To be done:
Retype the material in full, keeping every word the same.

-- begin Given data --

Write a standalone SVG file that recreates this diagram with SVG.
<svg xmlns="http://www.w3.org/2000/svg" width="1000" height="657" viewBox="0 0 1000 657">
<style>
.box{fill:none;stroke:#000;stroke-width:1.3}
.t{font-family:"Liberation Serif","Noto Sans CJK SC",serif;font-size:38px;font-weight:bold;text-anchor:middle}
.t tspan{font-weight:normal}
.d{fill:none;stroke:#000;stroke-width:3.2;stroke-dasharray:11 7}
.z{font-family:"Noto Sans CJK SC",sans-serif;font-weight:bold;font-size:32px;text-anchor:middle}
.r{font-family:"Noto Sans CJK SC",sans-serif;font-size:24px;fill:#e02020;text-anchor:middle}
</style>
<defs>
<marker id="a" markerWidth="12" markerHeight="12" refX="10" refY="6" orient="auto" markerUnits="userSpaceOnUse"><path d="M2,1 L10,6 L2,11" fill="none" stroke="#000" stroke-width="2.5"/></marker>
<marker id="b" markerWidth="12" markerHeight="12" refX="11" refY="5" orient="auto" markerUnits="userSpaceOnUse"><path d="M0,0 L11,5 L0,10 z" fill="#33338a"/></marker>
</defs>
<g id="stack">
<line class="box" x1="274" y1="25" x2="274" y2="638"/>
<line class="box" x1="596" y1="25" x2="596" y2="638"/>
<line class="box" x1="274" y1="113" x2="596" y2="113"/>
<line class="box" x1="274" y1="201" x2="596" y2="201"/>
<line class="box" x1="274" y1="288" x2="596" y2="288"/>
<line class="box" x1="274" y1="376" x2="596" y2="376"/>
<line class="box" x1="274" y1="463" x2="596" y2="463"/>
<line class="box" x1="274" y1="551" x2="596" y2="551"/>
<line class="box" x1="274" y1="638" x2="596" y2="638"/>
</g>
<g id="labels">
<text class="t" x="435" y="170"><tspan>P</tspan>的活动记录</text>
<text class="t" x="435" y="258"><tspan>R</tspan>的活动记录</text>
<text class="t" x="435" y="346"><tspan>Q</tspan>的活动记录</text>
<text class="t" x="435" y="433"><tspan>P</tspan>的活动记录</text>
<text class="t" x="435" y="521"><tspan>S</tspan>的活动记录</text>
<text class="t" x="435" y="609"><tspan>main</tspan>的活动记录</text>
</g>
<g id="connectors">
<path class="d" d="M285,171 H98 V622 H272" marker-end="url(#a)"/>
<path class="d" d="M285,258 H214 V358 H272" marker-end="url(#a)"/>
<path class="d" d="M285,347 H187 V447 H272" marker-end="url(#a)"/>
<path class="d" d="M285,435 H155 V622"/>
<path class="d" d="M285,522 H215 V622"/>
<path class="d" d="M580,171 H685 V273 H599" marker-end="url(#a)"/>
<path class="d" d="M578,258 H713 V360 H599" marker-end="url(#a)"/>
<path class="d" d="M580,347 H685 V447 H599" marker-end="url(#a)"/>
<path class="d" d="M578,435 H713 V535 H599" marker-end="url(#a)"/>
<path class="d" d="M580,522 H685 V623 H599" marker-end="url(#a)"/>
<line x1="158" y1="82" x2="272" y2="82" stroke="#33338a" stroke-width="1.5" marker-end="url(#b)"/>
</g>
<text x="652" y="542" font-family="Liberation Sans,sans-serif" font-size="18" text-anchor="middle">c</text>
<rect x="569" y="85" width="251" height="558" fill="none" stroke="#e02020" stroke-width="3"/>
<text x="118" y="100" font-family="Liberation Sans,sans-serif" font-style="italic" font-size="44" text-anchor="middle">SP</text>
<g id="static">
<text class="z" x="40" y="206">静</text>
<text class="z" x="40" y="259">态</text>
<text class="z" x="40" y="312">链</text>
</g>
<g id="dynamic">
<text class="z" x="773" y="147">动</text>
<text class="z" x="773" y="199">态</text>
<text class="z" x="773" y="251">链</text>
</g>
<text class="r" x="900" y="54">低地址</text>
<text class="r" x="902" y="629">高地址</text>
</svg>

-- end Given data --

The solution:
Write a standalone SVG file that recreates this diagram with SVG.
<svg xmlns="http://www.w3.org/2000/svg" width="1000" height="657" viewBox="0 0 1000 657">
<style>
.box{fill:none;stroke:#000;stroke-width:1.3}
.t{font-family:"Liberation Serif","Noto Sans CJK SC",serif;font-size:38px;font-weight:bold;text-anchor:middle}
.t tspan{font-weight:normal}
.d{fill:none;stroke:#000;stroke-width:3.2;stroke-dasharray:11 7}
.z{font-family:"Noto Sans CJK SC",sans-serif;font-weight:bold;font-size:32px;text-anchor:middle}
.r{font-family:"Noto Sans CJK SC",sans-serif;font-size:24px;fill:#e02020;text-anchor:middle}
</style>
<defs>
<marker id="a" markerWidth="12" markerHeight="12" refX="10" refY="6" orient="auto" markerUnits="userSpaceOnUse"><path d="M2,1 L10,6 L2,11" fill="none" stroke="#000" stroke-width="2.5"/></marker>
<marker id="b" markerWidth="12" markerHeight="12" refX="11" refY="5" orient="auto" markerUnits="userSpaceOnUse"><path d="M0,0 L11,5 L0,10 z" fill="#33338a"/></marker>
</defs>
<g id="stack">
<line class="box" x1="274" y1="25" x2="274" y2="638"/>
<line class="box" x1="596" y1="25" x2="596" y2="638"/>
<line class="box" x1="274" y1="113" x2="596" y2="113"/>
<line class="box" x1="274" y1="201" x2="596" y2="201"/>
<line class="box" x1="274" y1="288" x2="596" y2="288"/>
<line class="box" x1="274" y1="376" x2="596" y2="376"/>
<line class="box" x1="274" y1="463" x2="596" y2="463"/>
<line class="box" x1="274" y1="551" x2="596" y2="551"/>
<line class="box" x1="274" y1="638" x2="596" y2="638"/>
</g>
<g id="labels">
<text class="t" x="435" y="170"><tspan>P</tspan>的活动记录</text>
<text class="t" x="435" y="258"><tspan>R</tspan>的活动记录</text>
<text class="t" x="435" y="346"><tspan>Q</tspan>的活动记录</text>
<text class="t" x="435" y="433"><tspan>P</tspan>的活动记录</text>
<text class="t" x="435" y="521"><tspan>S</tspan>的活动记录</text>
<text class="t" x="435" y="609"><tspan>main</tspan>的活动记录</text>
</g>
<g id="connectors">
<path class="d" d="M285,171 H98 V622 H272" marker-end="url(#a)"/>
<path class="d" d="M285,258 H214 V358 H272" marker-end="url(#a)"/>
<path class="d" d="M285,347 H187 V447 H272" marker-end="url(#a)"/>
<path class="d" d="M285,435 H155 V622"/>
<path class="d" d="M285,522 H215 V622"/>
<path class="d" d="M580,171 H685 V273 H599" marker-end="url(#a)"/>
<path class="d" d="M578,258 H713 V360 H599" marker-end="url(#a)"/>
<path class="d" d="M580,347 H685 V447 H599" marker-end="url(#a)"/>
<path class="d" d="M578,435 H713 V535 H599" marker-end="url(#a)"/>
<path class="d" d="M580,522 H685 V623 H599" marker-end="url(#a)"/>
<line x1="158" y1="82" x2="272" y2="82" stroke="#33338a" stroke-width="1.5" marker-end="url(#b)"/>
</g>
<text x="652" y="542" font-family="Liberation Sans,sans-serif" font-size="18" text-anchor="middle">c</text>
<rect x="569" y="85" width="251" height="558" fill="none" stroke="#e02020" stroke-width="3"/>
<text x="118" y="100" font-family="Liberation Sans,sans-serif" font-style="italic" font-size="44" text-anchor="middle">SP</text>
<g id="static">
<text class="z" x="40" y="206">静</text>
<text class="z" x="40" y="259">态</text>
<text class="z" x="40" y="312">链</text>
</g>
<g id="dynamic">
<text class="z" x="773" y="147">动</text>
<text class="z" x="773" y="199">态</text>
<text class="z" x="773" y="251">链</text>
</g>
<text class="r" x="900" y="54">低地址</text>
<text class="r" x="902" y="629">高地址</text>
</svg>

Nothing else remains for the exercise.